Your task is to repeat only the lines from the one with "Write a Python" through the one with "import plotly.graph_objects as go", exactly as they stand, both ends included.

◆ Input rows ◆
↓↓↓
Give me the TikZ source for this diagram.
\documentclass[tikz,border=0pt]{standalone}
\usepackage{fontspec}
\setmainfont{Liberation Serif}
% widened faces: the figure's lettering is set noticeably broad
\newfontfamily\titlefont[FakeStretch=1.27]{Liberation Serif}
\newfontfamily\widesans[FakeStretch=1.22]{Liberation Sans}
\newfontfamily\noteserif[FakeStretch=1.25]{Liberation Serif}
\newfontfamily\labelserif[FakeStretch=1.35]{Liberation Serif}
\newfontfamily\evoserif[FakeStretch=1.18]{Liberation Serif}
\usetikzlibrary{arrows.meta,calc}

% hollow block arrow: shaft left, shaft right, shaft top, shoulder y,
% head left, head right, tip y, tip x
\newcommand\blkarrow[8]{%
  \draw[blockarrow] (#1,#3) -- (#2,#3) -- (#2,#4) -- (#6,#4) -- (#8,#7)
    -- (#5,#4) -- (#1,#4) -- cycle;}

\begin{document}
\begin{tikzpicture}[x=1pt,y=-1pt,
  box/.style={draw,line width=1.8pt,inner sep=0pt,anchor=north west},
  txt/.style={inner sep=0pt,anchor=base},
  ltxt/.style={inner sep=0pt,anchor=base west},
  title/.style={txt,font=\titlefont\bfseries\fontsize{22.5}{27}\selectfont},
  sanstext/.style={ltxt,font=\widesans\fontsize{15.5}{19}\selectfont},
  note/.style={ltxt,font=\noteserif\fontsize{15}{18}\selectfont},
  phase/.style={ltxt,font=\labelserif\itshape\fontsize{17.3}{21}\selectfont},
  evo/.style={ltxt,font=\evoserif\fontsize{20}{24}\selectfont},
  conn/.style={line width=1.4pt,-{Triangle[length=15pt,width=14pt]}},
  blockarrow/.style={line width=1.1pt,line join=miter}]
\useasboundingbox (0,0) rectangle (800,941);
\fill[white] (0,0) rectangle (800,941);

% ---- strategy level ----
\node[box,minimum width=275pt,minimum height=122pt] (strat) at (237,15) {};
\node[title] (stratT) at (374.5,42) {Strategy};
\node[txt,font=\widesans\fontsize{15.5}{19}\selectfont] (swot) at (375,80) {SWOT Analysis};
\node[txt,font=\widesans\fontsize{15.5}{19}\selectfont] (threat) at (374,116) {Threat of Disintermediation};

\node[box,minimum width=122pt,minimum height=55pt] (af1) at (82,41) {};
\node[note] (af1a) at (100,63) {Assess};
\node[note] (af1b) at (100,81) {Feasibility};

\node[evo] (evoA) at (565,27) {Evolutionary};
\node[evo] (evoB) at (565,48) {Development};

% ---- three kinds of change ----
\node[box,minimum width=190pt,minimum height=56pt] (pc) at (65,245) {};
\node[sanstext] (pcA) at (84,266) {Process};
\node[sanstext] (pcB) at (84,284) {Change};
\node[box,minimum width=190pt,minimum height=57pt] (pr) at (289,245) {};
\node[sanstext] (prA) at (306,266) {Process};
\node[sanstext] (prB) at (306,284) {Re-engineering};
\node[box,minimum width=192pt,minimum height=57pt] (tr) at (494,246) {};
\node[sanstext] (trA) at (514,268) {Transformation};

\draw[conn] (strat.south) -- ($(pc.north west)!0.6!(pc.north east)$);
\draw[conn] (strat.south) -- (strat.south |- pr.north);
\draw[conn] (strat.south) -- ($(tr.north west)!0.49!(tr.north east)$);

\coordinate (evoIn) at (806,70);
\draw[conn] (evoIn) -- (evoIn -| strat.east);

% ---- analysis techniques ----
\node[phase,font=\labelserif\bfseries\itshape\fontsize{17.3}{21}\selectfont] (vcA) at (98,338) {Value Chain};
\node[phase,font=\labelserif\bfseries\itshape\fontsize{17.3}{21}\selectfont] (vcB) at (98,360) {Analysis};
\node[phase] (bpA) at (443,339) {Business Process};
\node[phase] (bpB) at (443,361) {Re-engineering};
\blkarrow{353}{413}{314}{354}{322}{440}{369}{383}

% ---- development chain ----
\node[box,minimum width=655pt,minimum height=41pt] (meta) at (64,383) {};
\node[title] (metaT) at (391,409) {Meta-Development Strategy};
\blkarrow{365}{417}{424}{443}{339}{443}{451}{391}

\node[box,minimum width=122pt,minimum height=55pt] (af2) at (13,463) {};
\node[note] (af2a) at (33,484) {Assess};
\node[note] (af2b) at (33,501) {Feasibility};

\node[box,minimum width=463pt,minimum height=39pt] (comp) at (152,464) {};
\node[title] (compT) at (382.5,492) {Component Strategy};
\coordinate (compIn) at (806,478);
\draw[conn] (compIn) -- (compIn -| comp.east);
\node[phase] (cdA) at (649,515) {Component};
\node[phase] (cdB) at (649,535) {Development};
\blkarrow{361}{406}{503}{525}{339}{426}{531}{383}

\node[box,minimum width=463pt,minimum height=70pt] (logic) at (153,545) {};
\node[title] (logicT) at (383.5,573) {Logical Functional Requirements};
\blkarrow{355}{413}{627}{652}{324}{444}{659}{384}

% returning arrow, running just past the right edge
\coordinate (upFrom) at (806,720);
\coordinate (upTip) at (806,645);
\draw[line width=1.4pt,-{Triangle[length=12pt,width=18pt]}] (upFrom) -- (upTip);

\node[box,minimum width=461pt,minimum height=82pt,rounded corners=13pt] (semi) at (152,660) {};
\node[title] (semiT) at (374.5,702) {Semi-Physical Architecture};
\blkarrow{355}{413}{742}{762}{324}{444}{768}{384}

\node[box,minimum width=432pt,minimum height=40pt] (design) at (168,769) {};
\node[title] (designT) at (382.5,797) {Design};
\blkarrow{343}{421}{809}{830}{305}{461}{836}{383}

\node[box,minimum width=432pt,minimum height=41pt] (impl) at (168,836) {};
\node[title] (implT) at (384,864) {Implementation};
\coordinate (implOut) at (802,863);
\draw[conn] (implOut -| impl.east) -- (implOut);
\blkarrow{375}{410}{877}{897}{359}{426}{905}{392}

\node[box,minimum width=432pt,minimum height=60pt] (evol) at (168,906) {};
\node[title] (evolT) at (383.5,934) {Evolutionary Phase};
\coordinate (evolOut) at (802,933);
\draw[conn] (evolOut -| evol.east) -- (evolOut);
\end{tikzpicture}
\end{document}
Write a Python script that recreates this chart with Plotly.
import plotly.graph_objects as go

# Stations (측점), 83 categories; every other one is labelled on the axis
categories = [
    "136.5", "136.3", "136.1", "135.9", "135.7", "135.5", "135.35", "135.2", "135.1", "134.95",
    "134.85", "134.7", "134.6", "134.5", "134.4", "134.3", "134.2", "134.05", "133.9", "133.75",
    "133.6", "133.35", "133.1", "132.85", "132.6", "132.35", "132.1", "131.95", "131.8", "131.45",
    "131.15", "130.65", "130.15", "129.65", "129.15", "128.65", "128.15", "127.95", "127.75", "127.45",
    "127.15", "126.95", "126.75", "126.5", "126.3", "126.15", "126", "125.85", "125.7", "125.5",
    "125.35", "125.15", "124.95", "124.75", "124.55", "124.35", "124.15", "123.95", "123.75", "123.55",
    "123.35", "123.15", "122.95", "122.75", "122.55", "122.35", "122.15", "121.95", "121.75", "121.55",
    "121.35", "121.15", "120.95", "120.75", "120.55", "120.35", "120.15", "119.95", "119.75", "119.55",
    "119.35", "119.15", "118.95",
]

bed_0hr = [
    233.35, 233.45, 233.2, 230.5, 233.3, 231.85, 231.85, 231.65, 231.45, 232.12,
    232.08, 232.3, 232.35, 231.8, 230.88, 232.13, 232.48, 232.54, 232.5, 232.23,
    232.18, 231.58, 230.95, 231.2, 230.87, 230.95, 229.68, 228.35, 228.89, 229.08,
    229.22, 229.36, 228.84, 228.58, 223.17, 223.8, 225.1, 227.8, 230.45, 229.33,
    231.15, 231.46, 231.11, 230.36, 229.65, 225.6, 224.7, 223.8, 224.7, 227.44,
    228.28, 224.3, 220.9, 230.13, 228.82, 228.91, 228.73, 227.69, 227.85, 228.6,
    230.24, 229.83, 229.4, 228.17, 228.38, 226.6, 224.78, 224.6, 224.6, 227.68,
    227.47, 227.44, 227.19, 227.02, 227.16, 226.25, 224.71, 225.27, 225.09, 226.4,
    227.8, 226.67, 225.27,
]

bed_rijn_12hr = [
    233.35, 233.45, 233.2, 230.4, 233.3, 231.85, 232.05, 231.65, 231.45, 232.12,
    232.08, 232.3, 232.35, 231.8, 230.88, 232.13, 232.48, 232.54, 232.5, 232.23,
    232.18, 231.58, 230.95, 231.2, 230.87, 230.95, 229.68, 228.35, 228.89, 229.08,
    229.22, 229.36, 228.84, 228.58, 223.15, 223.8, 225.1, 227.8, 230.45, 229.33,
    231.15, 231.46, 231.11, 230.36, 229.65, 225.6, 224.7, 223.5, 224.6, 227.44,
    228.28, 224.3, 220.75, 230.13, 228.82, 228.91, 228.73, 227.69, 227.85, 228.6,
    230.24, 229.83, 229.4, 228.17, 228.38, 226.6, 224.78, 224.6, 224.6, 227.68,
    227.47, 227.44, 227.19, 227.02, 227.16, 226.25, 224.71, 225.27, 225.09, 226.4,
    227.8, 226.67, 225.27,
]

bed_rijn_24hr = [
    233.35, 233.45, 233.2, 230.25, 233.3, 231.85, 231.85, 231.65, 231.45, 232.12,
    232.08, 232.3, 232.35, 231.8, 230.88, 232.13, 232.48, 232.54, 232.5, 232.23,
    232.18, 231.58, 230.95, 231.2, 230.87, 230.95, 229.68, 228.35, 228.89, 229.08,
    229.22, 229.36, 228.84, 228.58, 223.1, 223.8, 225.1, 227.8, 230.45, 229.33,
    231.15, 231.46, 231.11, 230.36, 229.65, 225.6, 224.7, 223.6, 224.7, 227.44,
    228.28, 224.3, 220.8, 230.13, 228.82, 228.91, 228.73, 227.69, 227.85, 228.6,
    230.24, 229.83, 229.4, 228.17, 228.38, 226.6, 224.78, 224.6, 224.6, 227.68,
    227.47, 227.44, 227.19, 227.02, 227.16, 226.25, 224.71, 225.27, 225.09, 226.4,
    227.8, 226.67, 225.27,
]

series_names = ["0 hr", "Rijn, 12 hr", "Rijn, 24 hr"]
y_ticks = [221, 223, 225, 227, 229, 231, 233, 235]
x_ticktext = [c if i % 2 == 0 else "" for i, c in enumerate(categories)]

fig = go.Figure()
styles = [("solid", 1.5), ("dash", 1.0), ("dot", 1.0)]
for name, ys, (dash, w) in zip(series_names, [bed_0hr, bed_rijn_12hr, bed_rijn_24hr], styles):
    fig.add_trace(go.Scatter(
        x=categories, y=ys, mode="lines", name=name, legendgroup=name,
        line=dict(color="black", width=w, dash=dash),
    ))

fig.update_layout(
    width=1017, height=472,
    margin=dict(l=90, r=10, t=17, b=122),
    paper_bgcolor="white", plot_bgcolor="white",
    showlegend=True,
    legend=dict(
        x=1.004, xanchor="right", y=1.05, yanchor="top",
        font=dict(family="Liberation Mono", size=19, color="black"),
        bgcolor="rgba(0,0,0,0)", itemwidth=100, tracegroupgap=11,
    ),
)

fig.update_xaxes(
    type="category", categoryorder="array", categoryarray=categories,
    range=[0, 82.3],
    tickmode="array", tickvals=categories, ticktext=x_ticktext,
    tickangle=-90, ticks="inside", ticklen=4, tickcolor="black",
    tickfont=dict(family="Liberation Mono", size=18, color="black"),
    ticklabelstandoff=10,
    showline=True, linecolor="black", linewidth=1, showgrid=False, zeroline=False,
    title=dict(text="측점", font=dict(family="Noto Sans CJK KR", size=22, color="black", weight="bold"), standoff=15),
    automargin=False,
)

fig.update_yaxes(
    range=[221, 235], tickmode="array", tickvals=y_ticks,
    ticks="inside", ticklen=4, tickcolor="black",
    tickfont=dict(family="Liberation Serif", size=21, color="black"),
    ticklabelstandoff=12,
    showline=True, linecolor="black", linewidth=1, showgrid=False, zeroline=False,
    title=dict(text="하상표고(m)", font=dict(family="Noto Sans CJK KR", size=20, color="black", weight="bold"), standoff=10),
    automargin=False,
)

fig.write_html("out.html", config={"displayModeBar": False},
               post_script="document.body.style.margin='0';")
↑↑↑
◆ Full response ◆
Write a Python script that recreates this chart with Plotly.
import plotly.graph_objects as go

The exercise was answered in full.